Britain’s four-day week experiments likely give such leaders the heebie-jeebies. Mental health is an alien concept for these CEOs—”young people are too fussy…in our days…” Except let’s not be ageist, it’s not just the septuagenarians who speak like this. 

Cred’s 40-something CEO Kunal Shah has weighed in on Murthy’s side too, offering the Chinese model of “9-9-6 culture—9 a.m. to 9 p.m., six days a week”.

The same year he made it to Fortune India’s 40 Under 40 list, Shantanu Deshpande, CEO of Bombay Shaving Co., shared this gem on work-life bla-lance:

“When you are 22 and new in your job, throw yourself into it. Eat well and stay fit, but put in the 18 hour days for at least 4–5 years. I see a LOT of youngsters who watch random content all over and convince themselves that ‘work life balance, spending time with family, rejuvenation bla bla’ ’ is important…Don’t do random rona-dhona. Take it on the chin.”
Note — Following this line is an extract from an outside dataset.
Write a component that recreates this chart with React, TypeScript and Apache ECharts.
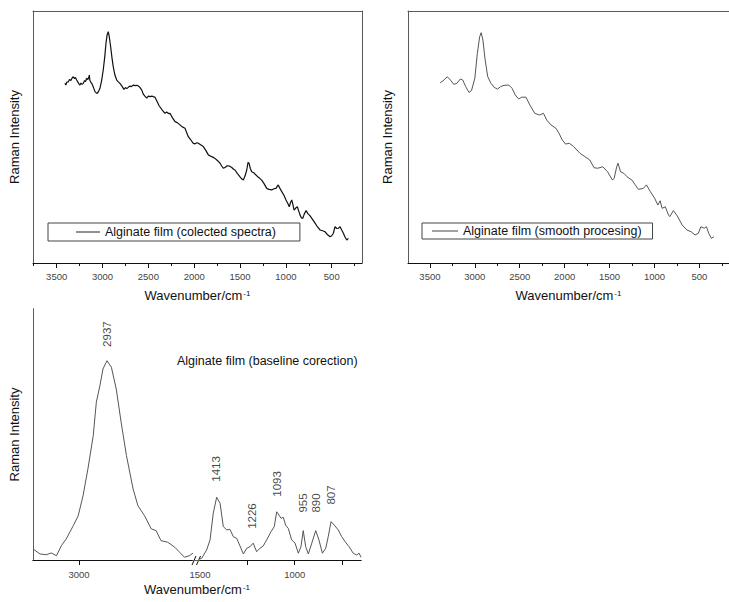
import React, { useEffect, useRef } from "react";
import * as echarts from "echarts";

const FONT = "'Liberation Sans', Arial, Helvetica, sans-serif";

// Top-left: collected (raw) spectrum, [wavenumber, intensity]
const rawSpectrum: [number, number][] = [
  [3410, 71.3], [3400, 70.6], [3390, 71.8], [3373, 71.9], [3360, 72.8], [3345, 72.4], [3330, 73.5], [3319, 73.9],
  [3305, 73.2], [3295, 73.6], [3282, 72.6], [3270, 71.9], [3258, 71.2], [3246, 70.6], [3235, 71.4], [3222, 70.9],
  [3210, 71.3], [3195, 72.4], [3185, 72.0], [3173, 73.3], [3160, 72.8], [3150, 73.6], [3144, 74.6], [3138, 72.5],
  [3130, 71.9], [3118, 71.3], [3100, 69.8], [3082, 68.0], [3070, 67.6], [3057, 67.3], [3045, 68.0], [3028, 69.3],
  [3010, 72.3], [2992, 76.6], [2975, 82.0], [2962, 87.2], [2950, 90.5], [2937, 91.8], [2925, 89.5], [2911, 85.8],
  [2897, 81.5], [2883, 77.9], [2865, 74.6], [2845, 72.6], [2830, 72.0], [2810, 71.3], [2790, 70.3], [2766, 68.9],
  [2750, 69.6], [2735, 69.2], [2719, 69.7], [2700, 70.2], [2685, 70.0], [2664, 70.6], [2645, 70.4], [2625, 70.5],
  [2610, 70.2], [2595, 69.8], [2573, 68.7], [2555, 67.0], [2540, 66.3], [2518, 65.4], [2500, 66.2], [2482, 66.0],
  [2460, 66.2], [2440, 65.9], [2428, 65.8], [2405, 64.1], [2381, 62.3], [2350, 60.8], [2319, 59.4], [2300, 59.9],
  [2280, 59.3], [2264, 59.4], [2240, 57.8], [2209, 56.1], [2185, 55.7], [2155, 54.8], [2130, 54.0], [2100, 53.5],
  [2085, 52.0], [2064, 50.1], [2040, 49.0], [2010, 47.5], [1990, 47.3], [1970, 47.7], [1955, 47.5], [1930, 46.9],
  [1901, 46.2], [1875, 44.8], [1846, 42.9], [1810, 42.2], [1790, 41.9], [1773, 41.5], [1745, 40.6], [1718, 39.6],
  [1700, 38.5], [1682, 37.6], [1660, 38.0], [1640, 38.6], [1617, 38.5], [1590, 37.9], [1570, 37.2], [1555, 36.9],
  [1530, 35.6], [1500, 34.2], [1480, 33.3], [1464, 32.9], [1445, 34.6], [1427, 36.9], [1413, 39.9], [1402, 39.6],
  [1388, 37.5], [1373, 36.2], [1350, 35.8], [1326, 34.9], [1300, 34.0], [1285, 33.6], [1264, 32.9], [1240, 31.6],
  [1209, 29.6], [1185, 29.2], [1155, 29.0], [1130, 29.5], [1108, 29.6], [1095, 30.4], [1083, 31.0], [1065, 29.6],
  [1045, 28.3], [1020, 26.8], [999, 25.0], [980, 23.7], [963, 22.3], [950, 24.0], [936, 25.0], [922, 23.0],
  [911, 21.0], [893, 21.8], [875, 22.3], [860, 20.6], [845, 19.0], [830, 17.9], [816, 17.7], [800, 19.4],
  [780, 20.8], [760, 19.6], [736, 18.7], [710, 17.3], [682, 15.8], [655, 14.3], [627, 13.1], [600, 12.8],
  [573, 12.4], [545, 11.2], [518, 10.4], [500, 10.8], [482, 11.8], [470, 13.6], [464, 14.4], [445, 13.7],
  [428, 13.8], [409, 14.4], [390, 13.0], [373, 11.8], [355, 10.3], [336, 9.1], [319, 9.8],
];

// Top-right: smoothed spectrum
const smoothSpectrum: [number, number][] = [
  [3386, 71.5], [3354, 72.3], [3307, 73.9], [3271, 72.6], [3235, 70.9], [3199, 71.3], [3162, 73.0], [3134, 72.6],
  [3102, 70.0], [3065, 67.7], [3037, 68.4], [3000, 73.3], [2972, 83.2], [2946, 89.8], [2929, 91.4], [2910, 88.5],
  [2885, 80.6], [2856, 73.9], [2820, 71.3], [2784, 69.7], [2748, 69.0], [2712, 70.0], [2675, 70.5], [2621, 70.6],
  [2585, 69.3], [2550, 66.7], [2513, 65.1], [2477, 65.8], [2431, 65.8], [2387, 62.7], [2333, 59.4], [2279, 58.7],
  [2236, 59.4], [2199, 56.7], [2153, 54.8], [2098, 53.5], [2063, 51.5], [2026, 48.8], [1990, 47.2], [1947, 47.5],
  [1900, 46.2], [1828, 43.5], [1774, 42.2], [1720, 40.9], [1673, 37.8], [1630, 37.6], [1576, 38.2], [1522, 36.2],
  [1467, 32.9], [1449, 33.6], [1420, 38.2], [1406, 39.6], [1377, 36.2], [1341, 35.6], [1305, 34.2], [1251, 32.9],
  [1214, 31.0], [1178, 29.2], [1124, 29.6], [1089, 31.0], [1045, 28.3], [998, 25.7], [962, 23.0], [937, 24.7],
  [915, 21.7], [879, 22.3], [843, 19.0], [829, 18.4], [789, 20.8], [746, 18.7], [692, 15.1], [638, 13.1],
  [591, 12.4], [548, 11.1], [511, 11.8], [483, 14.4], [446, 13.8], [421, 14.4], [396, 11.8], [367, 9.8], [338, 10.4],
];

// Bottom: baseline-corrected spectrum, high-wavenumber segment
const baselineHigh: [number, number][] = [
  [3104, 4.4], [3088, 2.4], [3074, 2.1], [3063, 2.8], [3051, 1.7], [3040, 5.7], [3029, 8.4], [3013, 13.7],
  [3002, 17.6], [2991, 25.6], [2980, 36.3], [2968, 49.5], [2961, 62.9], [2953, 69.4], [2946, 76.1], [2937, 79.4],
  [2927, 76.8], [2916, 68.1], [2905, 54.9], [2893, 41.6], [2878, 28.3], [2867, 21.6], [2852, 17.6], [2837, 12.4],
  [2826, 11.7], [2815, 7.7], [2800, 7.1], [2784, 5.1], [2773, 3.1], [2762, 1.1], [2751, 1.7], [2740, 3.1],
];

// Bottom: baseline-corrected spectrum, fingerprint segment
const baselineLow: [number, number][] = [
  [1500, 0.4], [1491, 0.7], [1465, 4.0], [1447, 8.0], [1430, 18.6], [1412, 25.0], [1394, 22.6], [1377, 13.3],
  [1359, 12.0], [1342, 12.2], [1324, 9.3], [1306, 8.6], [1289, 5.6], [1271, 2.4], [1253, 4.7], [1236, 5.3],
  [1219, 6.7], [1201, 3.3], [1183, 4.7], [1166, 5.6], [1148, 8.0], [1125, 11.3], [1108, 13.3], [1095, 19.2],
  [1083, 17.9], [1072, 16.6], [1060, 17.0], [1048, 13.9], [1034, 12.6], [1016, 8.0], [998, 6.7], [981, 2.7],
  [967, 5.3], [955, 11.7], [942, 5.3], [928, 2.4], [910, 6.7], [889, 11.7], [872, 8.0], [854, 2.7],
  [836, 4.7], [823, 9.3], [808, 15.3], [791, 13.9], [770, 12.0], [752, 9.3], [734, 7.3], [713, 5.3],
  [691, 2.7], [673, 2.0], [660, 2.7], [650, 1.1],
];

const peakWavenumbers = [2937, 1413, 1226, 1093, 955, 890, 807];
const peakLabelHeights = [90, 36.3, 17.5, 30.3, 22.7, 22.7, 25.9];

const topMajorTicks = [500, 1000, 1500, 2000, 2500, 3000, 3500];
const topMinorTicks = [250, 750, 1250, 1750, 2250, 2750, 3250, 3750];
const highTicks = [3000];
const highLabels = [3000];
const lowTicks = [1250, 1000, 750];
const lowLabels = [1500, 1000];

const RAW_NAME = "Alginate film (colected spectra)";
const SMOOTH_NAME = "Alginate film (smooth procesing)";
const BASELINE_TEXT = "Alginate film (baseline corection)";
const X_NAME = "Wavenumber/cm{sup|-1}";
const Y_NAME = "Raman Intensity";

const FRAME = "#5a5a5a";
const AXIS = "#111";

const xNameStyle = {
  fontSize: 13,
  color: "#111",
  fontFamily: FONT,
  rich: { sup: { fontSize: 8, verticalAlign: "top", padding: [0, 0, 0, 1], color: "#111", fontFamily: FONT } },
};

const yNameStyle = { fontSize: 13, color: "#111", fontFamily: FONT };

function none() {
  return { show: false };
}

function majorX(gridIndex: number, min: number, max: number, ticks: number[], labels: number[], withName: boolean, nameGap: number, labelMargin: number) {
  return {
    type: "value",
    gridIndex,
    position: "bottom",
    inverse: true,
    min,
    max,
    axisLine: { show: true, lineStyle: { color: AXIS, width: 1 } },
    axisTick: { show: true, length: 5, customValues: ticks, lineStyle: { color: AXIS } },
    axisLabel: {
      show: true,
      customValues: labels,
      formatter: (v: number) => String(v),
      fontSize: 9.5,
      color: "#444",
      margin: labelMargin,
      fontFamily: FONT,
      showMinLabel: true,
      showMaxLabel: true,
    },
    splitLine: none(),
    name: withName ? X_NAME : "",
    nameLocation: "middle",
    nameGap,
    nameTextStyle: xNameStyle,
  };
}

function minorX(gridIndex: number, min: number, max: number, ticks: number[]) {
  return {
    type: "value",
    gridIndex,
    position: "bottom",
    inverse: true,
    min,
    max,
    axisLine: none(),
    axisTick: { show: true, length: 3, customValues: ticks, lineStyle: { color: AXIS } },
    axisLabel: none(),
    splitLine: none(),
  };
}

function topLine(gridIndex: number) {
  return {
    type: "value",
    gridIndex,
    position: "top",
    min: 0,
    max: 1,
    axisLine: { show: true, lineStyle: { color: FRAME, width: 1 } },
    axisTick: none(),
    axisLabel: none(),
    splitLine: none(),
  };
}

function yLine(gridIndex: number, position: string, name: string, nameGap: number) {
  return {
    type: "value",
    gridIndex,
    position,
    min: 0,
    max: 100,
    axisLine: { show: true, lineStyle: { color: FRAME, width: 1 } },
    axisTick: none(),
    axisLabel: none(),
    splitLine: none(),
    name,
    nameLocation: "middle",
    nameGap,
    nameTextStyle: yNameStyle,
  };
}

function hiddenY(gridIndex: number) {
  return {
    type: "value",
    gridIndex,
    min: 0,
    max: 100,
    axisLine: none(),
    axisTick: none(),
    axisLabel: none(),
    splitLine: none(),
  };
}

export default function App() {
  const ref = useRef<HTMLDivElement>(null);

  useEffect(() => {
    if (!ref.current) return;
    const chart = echarts.init(ref.current, undefined, { renderer: "svg" });

    const highPeaks = peakWavenumbers.map((w, i) => [w, peakLabelHeights[i]]).filter((p) => p[0] > 2000);
    const lowPeaks = peakWavenumbers.map((w, i) => [w, peakLabelHeights[i]]).filter((p) => p[0] < 2000);

    const peakLabelSeries = (xAxisIndex: number, yAxisIndex: number, data: number[][]) => ({
      type: "scatter",
      xAxisIndex,
      yAxisIndex,
      data,
      symbolSize: 1,
      itemStyle: { color: "rgba(0,0,0,0)" },
      silent: true,
      label: {
        show: true,
        position: "inside",
        rotate: 90,
        formatter: (p: any) => String(p.value[0]),
        fontSize: 11.5,
        color: "#111",
        fontFamily: FONT,
      },
    });

    const option: any = {
      animation: false,
      backgroundColor: "#fff",
      textStyle: { fontFamily: FONT },
      title: {
        text: BASELINE_TEXT,
        left: 177,
        top: 354,
        padding: 0,
        textStyle: { fontSize: 12.5, fontWeight: "normal", color: "#111", fontFamily: FONT },
      },
      legend: [
        {
          data: [RAW_NAME],
          left: 48,
          top: 223,
          borderColor: "#444",
          borderWidth: 1,
          padding: [2, 24, 2, 28],
          icon: "rect",
          itemWidth: 24,
          itemHeight: 1,
          itemGap: 0,
          selectedMode: false,
          textStyle: { fontSize: 12.5, color: "#111", fontFamily: FONT, lineHeight: 14 },
        },
        {
          data: [SMOOTH_NAME],
          left: 422,
          top: 223,
          borderColor: "#444",
          borderWidth: 1,
          padding: [1, 11, 1, 10],
          icon: "rect",
          itemWidth: 26,
          itemHeight: 1,
          itemGap: 0,
          selectedMode: false,
          textStyle: { fontSize: 12.5, color: "#111", fontFamily: FONT, lineHeight: 14 },
        },
      ],
      grid: [
        { left: 33, top: 11, width: 329, height: 252 },
        { left: 408, top: 11, right: -9, height: 252 },
        { left: 33, top: 309, width: 328, height: 251 },
        { left: 33, top: 309, width: 159, height: 251 },
        { left: 200, top: 309, width: 161, height: 251 },
      ],
      xAxis: [
        majorX(0, 170, 3758, topMajorTicks, topMajorTicks, true, 26, 8),
        minorX(0, 170, 3758, topMinorTicks),
        topLine(0),
        majorX(1, 170, 3744, topMajorTicks, topMajorTicks, true, 26, 8),
        minorX(1, 170, 3744, topMinorTicks),
        topLine(1),
        topLine(2),
        {
          type: "value",
          gridIndex: 2,
          position: "bottom",
          min: 0,
          max: 1,
          axisLine: none(),
          axisTick: none(),
          axisLabel: none(),
          splitLine: none(),
          name: X_NAME,
          nameLocation: "middle",
          nameGap: 23,
          nameTextStyle: xNameStyle,
        },
        majorX(3, 2745, 3104, highTicks, highLabels, false, 0, 9),
        majorX(4, 650, 1500, lowTicks, lowLabels, false, 0, 9),
      ],
      yAxis: [
        yLine(0, "left", Y_NAME, 12),
        yLine(0, "right", "", 0),
        yLine(1, "left", Y_NAME, 14),
        yLine(2, "left", Y_NAME, 12),
        yLine(2, "right", "", 0),
        hiddenY(3),
        hiddenY(4),
      ],
      series: [
        {
          name: RAW_NAME,
          type: "line",
          xAxisIndex: 0,
          yAxisIndex: 0,
          data: rawSpectrum,
          symbol: "none",
          lineStyle: { color: "#111", width: 1.2 },
          itemStyle: { color: "#222" },
        },
        {
          name: SMOOTH_NAME,
          type: "line",
          xAxisIndex: 3,
          yAxisIndex: 2,
          data: smoothSpectrum,
          symbol: "none",
          lineStyle: { color: "#555", width: 1 },
          itemStyle: { color: "#444" },
        },
        {
          name: "baseline-high",
          type: "line",
          xAxisIndex: 8,
          yAxisIndex: 5,
          data: baselineHigh,
          symbol: "none",
          lineStyle: { color: "#555", width: 1 },
        },
        {
          name: "baseline-low",
          type: "line",
          xAxisIndex: 9,
          yAxisIndex: 6,
          data: baselineLow,
          symbol: "none",
          lineStyle: { color: "#555", width: 1 },
        },
        peakLabelSeries(8, 5, highPeaks),
        peakLabelSeries(9, 6, lowPeaks),
      ],
      graphic: [
        { type: "line", shape: { x1: 192, y1: 565, x2: 196, y2: 556 }, style: { stroke: AXIS, lineWidth: 1 } },
        { type: "line", shape: { x1: 196.5, y1: 565, x2: 200.5, y2: 556 }, style: { stroke: AXIS, lineWidth: 1 } },
      ],
    };

    chart.setOption(option);
    return () => chart.dispose();
  }, []);

  return (
    <div
      ref={ref}
      style={{ position: "absolute", left: 0, top: 0, width: 729, height: 602, background: "#fff" }}
    />
  );
}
After he body-shamed cricketer Prithvi Shaw last year, entrepreneur Ankur Warikoo apologised. Though he’s not a CEO, I’m sharing this story because the text of his apology revealed a basic truth: Just like the rest of us, the big boys have been brought up with that classic Indian parenting staple—shame. It’s so ingrained we don’t even recognise when we use it on others.  

“In an attempt to invoke my mom’s natural reaction to my fitness levels in my 20s, I made a horrible mistake,” Warikoo wrote. Who can forget former PepsiCo CEO Indira Nooyi’s story about rushing home to share news of a promotion and being told by her mother to go to the store to get milk. When Nooyi later protested, her mother told her to leave her CEO crown in the garage.  
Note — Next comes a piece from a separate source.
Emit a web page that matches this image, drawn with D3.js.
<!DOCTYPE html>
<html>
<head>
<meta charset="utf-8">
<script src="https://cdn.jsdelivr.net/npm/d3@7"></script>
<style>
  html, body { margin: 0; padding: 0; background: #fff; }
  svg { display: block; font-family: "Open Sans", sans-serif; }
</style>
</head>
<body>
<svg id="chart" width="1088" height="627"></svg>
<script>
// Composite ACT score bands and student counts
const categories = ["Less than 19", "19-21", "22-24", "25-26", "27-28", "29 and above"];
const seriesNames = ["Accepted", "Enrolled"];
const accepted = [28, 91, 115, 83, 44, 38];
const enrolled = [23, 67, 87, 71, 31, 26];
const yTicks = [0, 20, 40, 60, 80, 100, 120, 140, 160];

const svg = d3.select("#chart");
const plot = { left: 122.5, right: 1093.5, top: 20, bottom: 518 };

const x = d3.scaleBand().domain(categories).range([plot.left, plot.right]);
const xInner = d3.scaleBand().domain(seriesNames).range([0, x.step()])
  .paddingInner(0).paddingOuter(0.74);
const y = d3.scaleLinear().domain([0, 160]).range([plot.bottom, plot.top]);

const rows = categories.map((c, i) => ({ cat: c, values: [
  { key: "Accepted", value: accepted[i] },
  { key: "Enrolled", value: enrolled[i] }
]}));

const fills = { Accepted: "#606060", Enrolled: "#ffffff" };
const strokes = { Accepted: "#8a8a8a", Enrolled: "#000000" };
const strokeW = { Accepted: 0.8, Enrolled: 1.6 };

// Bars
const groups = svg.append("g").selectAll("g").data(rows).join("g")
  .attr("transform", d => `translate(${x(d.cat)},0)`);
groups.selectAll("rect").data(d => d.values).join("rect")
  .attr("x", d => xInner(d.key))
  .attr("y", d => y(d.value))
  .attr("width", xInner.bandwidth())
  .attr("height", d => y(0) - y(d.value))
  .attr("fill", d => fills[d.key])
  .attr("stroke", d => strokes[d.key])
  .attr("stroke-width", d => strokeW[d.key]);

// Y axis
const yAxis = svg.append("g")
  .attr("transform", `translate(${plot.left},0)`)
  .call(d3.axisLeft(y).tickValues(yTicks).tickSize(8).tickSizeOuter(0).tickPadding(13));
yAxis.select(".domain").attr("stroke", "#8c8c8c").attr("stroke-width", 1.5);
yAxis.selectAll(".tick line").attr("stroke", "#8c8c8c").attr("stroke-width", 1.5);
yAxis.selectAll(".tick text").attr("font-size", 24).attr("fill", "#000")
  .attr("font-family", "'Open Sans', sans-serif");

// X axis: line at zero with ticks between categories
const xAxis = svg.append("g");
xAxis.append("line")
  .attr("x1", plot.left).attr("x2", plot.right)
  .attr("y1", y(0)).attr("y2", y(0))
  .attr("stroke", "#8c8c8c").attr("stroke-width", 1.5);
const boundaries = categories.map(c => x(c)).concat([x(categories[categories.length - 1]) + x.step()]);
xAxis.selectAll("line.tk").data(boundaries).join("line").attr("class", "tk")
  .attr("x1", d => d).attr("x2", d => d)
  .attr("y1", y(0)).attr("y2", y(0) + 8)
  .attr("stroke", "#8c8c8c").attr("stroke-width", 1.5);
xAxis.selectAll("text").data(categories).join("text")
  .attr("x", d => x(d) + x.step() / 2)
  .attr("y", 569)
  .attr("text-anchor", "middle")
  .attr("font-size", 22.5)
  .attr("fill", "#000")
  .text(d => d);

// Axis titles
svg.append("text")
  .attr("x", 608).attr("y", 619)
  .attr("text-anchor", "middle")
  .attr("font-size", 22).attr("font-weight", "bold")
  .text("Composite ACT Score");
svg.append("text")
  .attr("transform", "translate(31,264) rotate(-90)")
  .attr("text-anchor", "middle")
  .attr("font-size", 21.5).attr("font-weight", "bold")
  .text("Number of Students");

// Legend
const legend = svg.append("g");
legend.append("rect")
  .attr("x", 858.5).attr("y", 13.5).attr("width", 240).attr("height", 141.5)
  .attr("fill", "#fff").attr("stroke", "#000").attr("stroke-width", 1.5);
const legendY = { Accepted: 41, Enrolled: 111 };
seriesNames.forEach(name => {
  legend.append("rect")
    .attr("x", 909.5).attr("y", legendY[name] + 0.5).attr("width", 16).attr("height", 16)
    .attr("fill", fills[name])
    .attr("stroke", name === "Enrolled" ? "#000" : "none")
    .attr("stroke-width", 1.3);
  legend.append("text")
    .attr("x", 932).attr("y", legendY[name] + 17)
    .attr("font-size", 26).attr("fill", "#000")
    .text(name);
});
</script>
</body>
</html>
Is it naive to expect our leaders—whether they manage companies or the country—to strive to be better than the rest of us? Have we begun to expect less from them? Or, even more worrying, have we braced ourselves to accept the worst from them?  

It’s hard to imagine Indian CEOs taking a stand and stepping down like many leaders in the US did during the Black Lives Matter protests, but a basic workplace sensitivity primer is a minimum non-negotiable starting point. I’m happy to write it for you, dear CEOs.